9.6.09

692 - Mardi, je te raconte


- Et ce grand arbre", continua Esag, le papa de Rahoul, "possède paraît-il un pouvoir mystérieux. Enfin, ce que je t'en dis, c'est ce qu'on m'a raconté, hein, évidemment. Je n'y suis pas allé, moi. Une fois, je me suis trouvé pas loin, et j'ai vu... j'ai vu... non, je préfère ne pas t'en parler."

Rahoul leva les yeux au ciel. Ce que son père pouvait être assommant, avec sa façon de dire sans dire !

- Papa, dit-il, qu'est-ce que tu as vu, cette fois-là ?

Esag hésita un instant, puis se mit à raconter, en murmurant presque :

- C'était un jour où je chassais, un jour avant que tu sois né, avant que tu inventes toutes ces histoires de mots et de langage.
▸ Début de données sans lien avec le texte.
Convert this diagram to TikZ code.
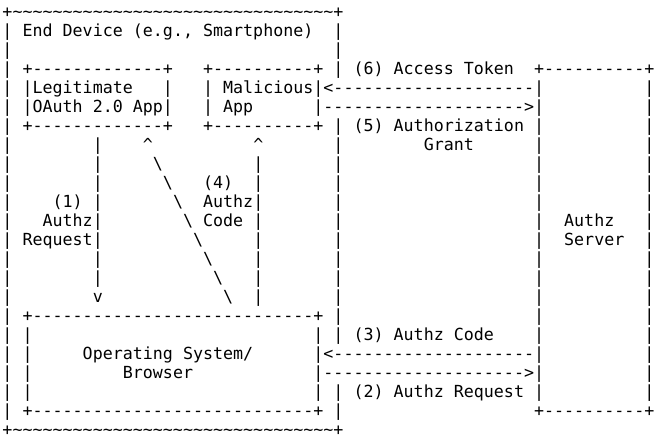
\documentclass[tikz,border=0pt]{standalone}
\usepackage{fontspec}
\setmonofont{DejaVu Sans Mono}
\usepackage{tikz}

\newcommand\artdash[1]{\foreach\i in {1,...,#1}{-}}
\newcommand\arttilde[1]{\foreach\i in {1,...,#1}{\textasciitilde}}

\begin{document}
\begin{tikzpicture}
      [ x=10.03pt, y=-19pt
      , art/.style={anchor=base west, inner sep=0pt, black,
          font=\ttfamily\fontsize{16.66pt}{19pt}\selectfont\frenchspacing}
      ]
    \useasboundingbox (-2.3pt,17.5pt) rectangle (660.7pt,-422.5pt);

    \node[art] (devtop) at (0,0) {+\arttilde{32}+};
    \node[art] (devname) at (2,1) {End Device (e.g., Smartphone)};
    \node[art] (devbot) at (0,22) {+\arttilde{32}+};
    \foreach \r in {1,...,21} \node[art] (devl\r) at (0,\r) {|};
    \foreach \r in {1,2,3,6,7,8,9,10,11,12,13,14,15,16,17,20,21}
      \node[art] (devr\r) at (33,\r) {|};

    \node[art] (legtop) at (2,3) {+\artdash{13}+};
    \node[art] (legname) at (3,4) {Legitimate};
    \node[art] (legname2) at (3,5) {OAuth 2.0 App};
    \node[art] (legbot) at (2,6) {+\artdash{13}+};

    \node[art] (maltop) at (20,3) {+\artdash{10}+};
    \node[art] (malname) at (22,4) {Malicious};
    \node[art] (malname2) at (22,5) {App};
    \node[art] (malbot) at (20,6) {+\artdash{10}+};

    \foreach \r in {4,5} {
      \node[art] (legl\r) at (2,\r) {|};
      \node[art] (legr\r) at (16,\r) {|};
      \node[art] (mall\r) at (20,\r) {|};
      \node[art] (malr\r) at (31,\r) {|};
    }

    \node[art] (srvtop) at (53,3) {+\artdash{10}+};
    \node[art] (srvbot) at (53,21) {+\artdash{10}+};
    \foreach \r in {4,...,20} {
      \node[art] (srvl\r) at (53,\r) {|};
      \node[art] (srvr\r) at (64,\r) {|};
    }
    \node[art] (srvname) at (56,11) {Authz};
    \node[art] (srvname2) at (56,12) {Server};

    \node[art] (ostop) at (2,16) {+\artdash{28}+};
    \node[art] (osbot) at (2,21) {+\artdash{28}+};
    \foreach \r in {17,...,20} {
      \node[art] (osl\r) at (2,\r) {|};
      \node[art] (osr\r) at (31,\r) {|};
    }
    \node[art] (osname) at (8,18) {Operating System/};
    \node[art] (osname2) at (12,19) {Browser};

    \foreach \r in {7,...,14} \node[art] (reqline\r) at (9,\r) {|};
    \node[art] (reqtip) at (9,15) {v};
    \node[art] (reqlbl) at (5,10) {(1)};
    \node[art] (reqlbl2) at (4,11) {Authz};
    \node[art] (reqlbl3) at (2,12) {Request};

    \node[art] (codetip) at (25,7) {\textasciicircum};
    \foreach \r in {8,...,15} \node[art] (codeline\r) at (25,\r) {|};
    \node[art] (codelbl) at (20,9) {(4)};
    \node[art] (codelbl2) at (20,10) {Authz};
    \node[art] (codelbl3) at (20,11) {Code};

    \node[art] (redirtip) at (14,7) {\textasciicircum};
    \foreach \k in {0,...,7}
      \node[art] (redir\k) at ({15+\k},{8+\k}) {\textbackslash};

    \node[art] (tokarrow) at (32,4) {<\artdash{20}};
    \node[art] (grantarrow) at (32,5) {\artdash{20}>};
    \node[art] (authcodearrow) at (32,18) {<\artdash{20}};
    \node[art] (authreqarrow) at (32,19) {\artdash{20}>};

    \node[art] (toklbl) at (35,3) {(6) Access Token};
    \node[art] (grantlbl) at (35,6) {(5) Authorization};
    \node[art] (grantlbl2) at (42,7) {Grant};
    \node[art] (authcodelbl) at (35,17) {(3) Authz Code};
    \node[art] (authreqlbl) at (35,20) {(2) Authz Request};
\end{tikzpicture}
\end{document}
Je suivais un oiseau, un grand bougla gris, tu vois ?" (un bougla, c'était une sorte d'oiseau préhistorique, avec une couleur un peu comme ça et deux ailes comme ça) "Je le suivais dans toute la forêt - à l'époque, il y avait beaucoup plus de forêt que maintenant. Et je le suivais depuis deux jours, parce qu'il avait l'air particulièrement appétissant, tu vois ? Et au bout de deux jours, il s'est perché sur l'Arbre. Et..."

La voix d'Esag se brisa, comme s'il avait peur d'avouer quelque chose.

- Papa, tu peux arrêter les effets mélodramatiques ? On se croirait dans un manga (un manga, à l'époque, c'était une sorte de petite caverne où on s'enfermait pour se faire peur pour jouer). Tu la craches, ta valda ? (une valda, à l'époque, c'était une feuille qu'on mâchonnait pour se donner une contenance).

Le père de Rahoul se renfrogna bien un petit peu, parce qu'il aimait bien se renfrogner ; mais il reprit son récit.

- Vois-tu, le grand bougla gris s'était posé sur une des plus hautes branches ; et puis, au moment où je cherchait une pierre pour le descendre, il a disparu."
- Il s'est envolé, tu veux dire ?" demanda Rahoul.
- Non, il a disparu. Pfff, comme ça. Grand bougra gris, hop, plus de bougra gris."
(à l'époque, la différence entre "l" et "r" était sans grand importance, aussi pouvait-on dire aussi bien bougla que bougra)
Rahoul fit un truc avec ses sourcils, qui marquait son incrédulité :
- Et tu avais mâchonné beaucoup de valdas, ce jour-là, mon papa ?"
- Ne te moque pas, enfantounet. Ca s'est passé comme je te le dis. Mais le pire..."

- Tu recommences avec tes effets. Chaque fois que tu vas dire un truc important, tu mets des pierre, pierre, pierre (à l'époque, les pierres remplaçaient les points de suspension).

- Le pire, c'est ce que j'ai vu après. Tu sais, beaucoup de légendes courent sur cet arbre, chez les animaux comme chez les Zoms. On dit qu'il a beaucoup de pouvoirs. On dit qu'il soutient le monde. On dit qu'il est plus vieux que le monde. On dit surtout qu'il a des effets bizarres sur ce que tu appelles le temps...

Quand le grand bougra gris a disparu, j'ai voulu en avoir le coeur net. Alors j'ai collé mon oeil contre une fente de l'arbre, et j'ai vu.

Là-bas, sous l'écorce, il y avait un monde. On aurait du vide, on aurait dit de l'espace. Et à l'intérieur de cet espace, minuscule et pourtant tout à fait visible, il y avait mon grand bougra gris. Sauf que c'était devenu un petit bougra gras. Un bougrillon. Un gros bébé bougra ; et en même temps, c'était un vieux bougra, un bougrolde, comme on les appelle. Comme si, dans l'arbre, le bougra était en même le temps le petit bougra gris qu'il avait été, le grand bougra gras qu'il restait, et le gris bougra rabougra qu'il deviendrait. Comme si l'arbre avait le pouvoir de..."

Ce jour-là, Esag inventa, pour son petit Rahoul, le cliffhanger, la concordance des temps et l'approximation sonore.

2 commentaires:

Zoë Lucider a dit…

j'adoooore

Dahu l'Arthropode a dit…

Il y a une erreur dans le quizz de concordance des temps à la question 6, parce que "avertit" peut aussi être au passé simple.